Updated: Oct 18
Romano Iluku, a peacebuilder in Nairobi, Kenya, with SIA Partner Empowering Communities as Actors for Transforming Societies (e-CATS), is sharing his skills in south Seattle public schools this month. His good work was highlighted on the front page of the Seattle Times in an article by
Romano and his team are teaching the Alternatives to Violence Project (AVP), which helps people respond to conflict in helpful and peaceful ways rather than with violence. The Highline School District in Washington State is investing in these conflict-resolution workshops to reduce violence in their schools without increasing the presence of security guards or medical detectors.
When AVP got the call to do the workshops, they reached out to their trainers around the world, and Romano was delighted to get a US visa to come and co-lead the training. Romano first learned about AVP in 2008 in Kenya, and since then, he has worked with the program in different communities in Kenya, as well as in South Sudan, Sudan and Somalia.
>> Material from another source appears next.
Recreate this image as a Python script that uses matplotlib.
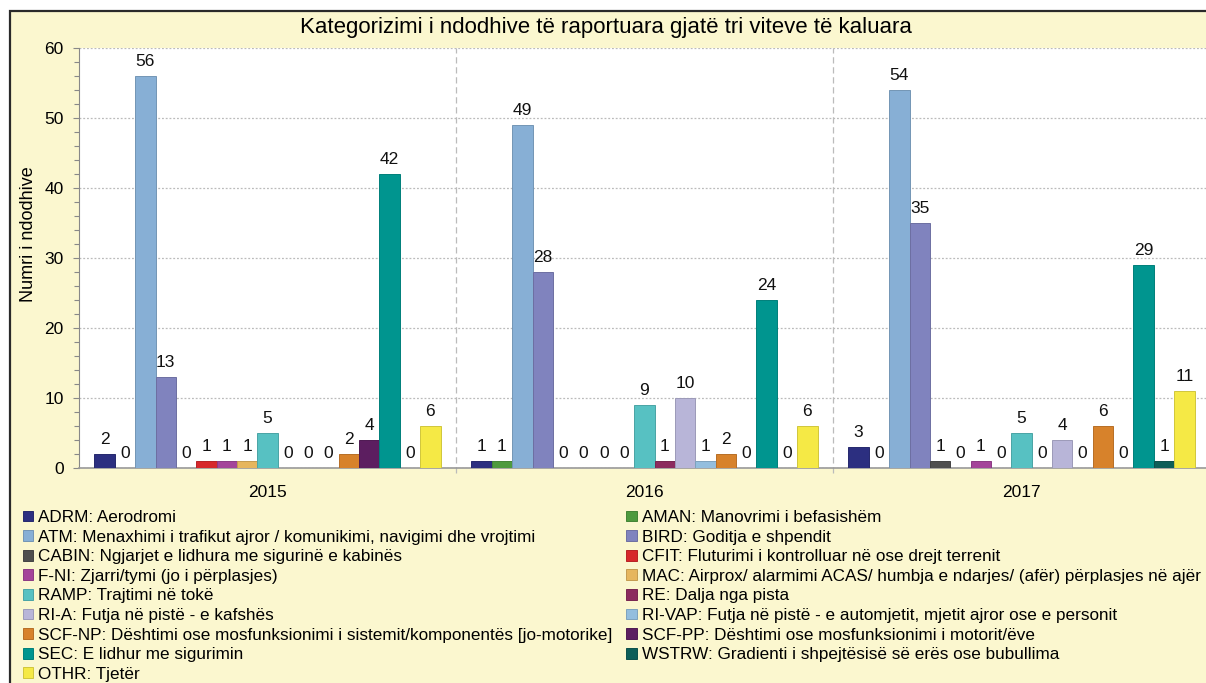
import matplotlib
matplotlib.use("Agg")
import matplotlib.pyplot as plt
from matplotlib.patches import Rectangle
from matplotlib.ticker import MultipleLocator
import numpy as np

plt.rcParams['font.family'] = ['Liberation Sans', 'DejaVu Sans']

years = ["2015", "2016", "2017"]
codes = ["ADRM", "AMAN", "ATM", "BIRD", "CABIN", "CFIT", "F-NI", "MAC", "RAMP",
         "RE", "RI-A", "RI-VAP", "SCF-NP", "SCF-PP", "SEC", "WSTRW", "OTHR"]
legend_labels = [
    "ADRM: Aerodromi",
    "AMAN: Manovrimi i befasishëm",
    "ATM: Menaxhimi i trafikut ajror / komunikimi, navigimi dhe vrojtimi",
    "BIRD: Goditja e shpendit",
    "CABIN: Ngjarjet e lidhura me sigurinë e kabinës",
    "CFIT: Fluturimi i kontrolluar në ose drejt terrenit",
    "F-NI: Zjarri/tymi (jo i përplasjes)",
    "MAC: Airprox/ alarmimi ACAS/ humbja e ndarjes/ (afër) përplasjes në ajër",
    "RAMP: Trajtimi në tokë",
    "RE: Dalja nga pista",
    "RI-A: Futja në pistë - e kafshës",
    "RI-VAP: Futja në pistë - e automjetit, mjetit ajror ose e personit",
    "SCF-NP: Dështimi ose mosfunksionimi i sistemit/komponentës [jo-motorike]",
    "SCF-PP: Dështimi ose mosfunksionimi i motorit/ëve",
    "SEC: E lidhur me sigurimin",
    "WSTRW: Gradienti i shpejtësisë së erës ose bubullima",
    "OTHR: Tjetër",
]
values_2015 = [2, 0, 56, 13, 0, 1, 1, 1, 5, 0, 0, 0, 2, 4, 42, 0, 6]
values_2016 = [1, 1, 49, 28, 0, 0, 0, 0, 9, 1, 10, 1, 2, 0, 24, 0, 6]
values_2017 = [3, 0, 54, 35, 1, 0, 1, 0, 5, 0, 4, 0, 6, 0, 29, 1, 11]

colors = ["#2C2F80", "#4E9A3E", "#87AFD5", "#8083BE", "#4F4F4F", "#D7282B",
          "#A4449A", "#E6B65E", "#57C1C2", "#8C2B5E", "#B8B5D8", "#93BEDE",
          "#D7822B", "#5C1E60", "#00958F", "#0D5E58", "#F5E945"]

title = "Kategorizimi i ndodhive të raportuara gjatë tri viteve të kaluara"
ylabel = "Numri i ndodhive"

data = np.array([values_2015, values_2016, values_2017])  # years x categories

W, H = 1206, 683
fig = plt.figure(figsize=(W / 100, H / 100), dpi=100)
fig.patch.set_facecolor("white")

# outer yellow frame
frame = Rectangle((10 / W, -0.02), 1.05, 1 - 11 / H + 0.02,
                  transform=fig.transFigure, facecolor="#FBF7CF",
                  edgecolor="#2a2a2a", linewidth=1.6, zorder=-5)
fig.patches.append(frame)

ax = fig.add_axes([79 / W, 1 - 468 / H, 1131 / W, (468 - 48) / H])
ax.set_zorder(2)
ax.set_facecolor("white")

n = len(codes)
bw = 0.054
x = np.arange(len(years))
handles = []
for j in range(n):
    pos = x + (j - (n - 1) / 2) * bw
    c = colors[j]
    dark = tuple(np.clip(np.array(matplotlib.colors.to_rgb(c)) * 0.85, 0, 1))
    bars = ax.bar(pos, data[:, j], width=bw, color=c, edgecolor=dark,
                  linewidth=0.7, zorder=3, label=legend_labels[j])
    ax.bar_label(bars, labels=[str(v) for v in data[:, j]], padding=5,
                 fontsize=12.5, color="#111111", zorder=4)
    handles.append(bars)

ax.set_xlim(-0.5, 2.5)
ax.set_ylim(0, 60)
ax.yaxis.set_major_locator(MultipleLocator(10))
ax.yaxis.set_minor_locator(MultipleLocator(2))
ax.set_xticks(x)
ax.set_xticklabels(years, fontsize=12.5)
ax.tick_params(axis="x", length=0, pad=12)
ax.tick_params(axis="y", which="major", length=4, width=0.8, color="#888888",
               labelsize=12.5, pad=7)
ax.tick_params(axis="y", which="minor", length=3.5, width=0.8, color="#888888")

ax.grid(axis="y", which="major", linestyle=(0, (1.5, 1.5)), color="#BBBBBB",
        linewidth=0.9, zorder=1)
for sep in [0.5, 1.5]:
    ax.axvline(sep, color="#BBBBBB", linestyle=(0, (5, 3)), linewidth=0.9,
               zorder=1, ymin=-0.012, clip_on=False)

for s in ["top", "right"]:
    ax.spines[s].set_visible(False)
ax.spines["left"].set_color("#888888")
ax.spines["bottom"].set_color("#999999")
ax.spines["bottom"].set_linewidth(1.2)

ax.set_ylabel(ylabel, fontsize=13, labelpad=6)
ax.yaxis.set_label_coords(-0.037, (468 - 234) / 420)

fig.text(606 / W, 1 - 28 / H, title, ha="center", va="center", fontsize=16)

order = list(range(0, n, 2)) + list(range(1, n, 2))
leg = fig.legend([handles[i] for i in order], [legend_labels[i] for i in order],
                 ncol=2, loc="upper left", bbox_to_anchor=(23 / W, 1 - 510 / H),
                 frameon=False, fontsize=12.3, handlelength=0.6, handleheight=0.6,
                 handletextpad=0.3, labelspacing=0.27, columnspacing=0.8,
                 borderpad=0, borderaxespad=0)

fig.savefig("out.png", dpi=100, facecolor=fig.get_facecolor())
Alternatives to Violence in Kenya
This year, funded with a SIA grant, e-CATS ran a series of AVP workshops around Nairobi, Kenya. In a short video about the project, e-CATS leaders, including Romano and SIA African Advisory Board member Wambui Nguyo, tell us about the impact of this program in the ethnically diverse and low-income neighbourhood of Mwihoko Githurai.
An Enriching Experience
When I asked Romano about his experience, he wrote: “My experience of doing the same program here in the USA and in East Africa, in the community and in schools, is enriching. The most important aspect is creating a safe space for young people to start feeling a sense of belonging and respect. That builds their self-confidence and allows them to connect with the inner self and the surrounding environment.”
Worldwide, we can all benefit from learning new ways of interacting, communicating, and solving conflict in new and peaceful ways.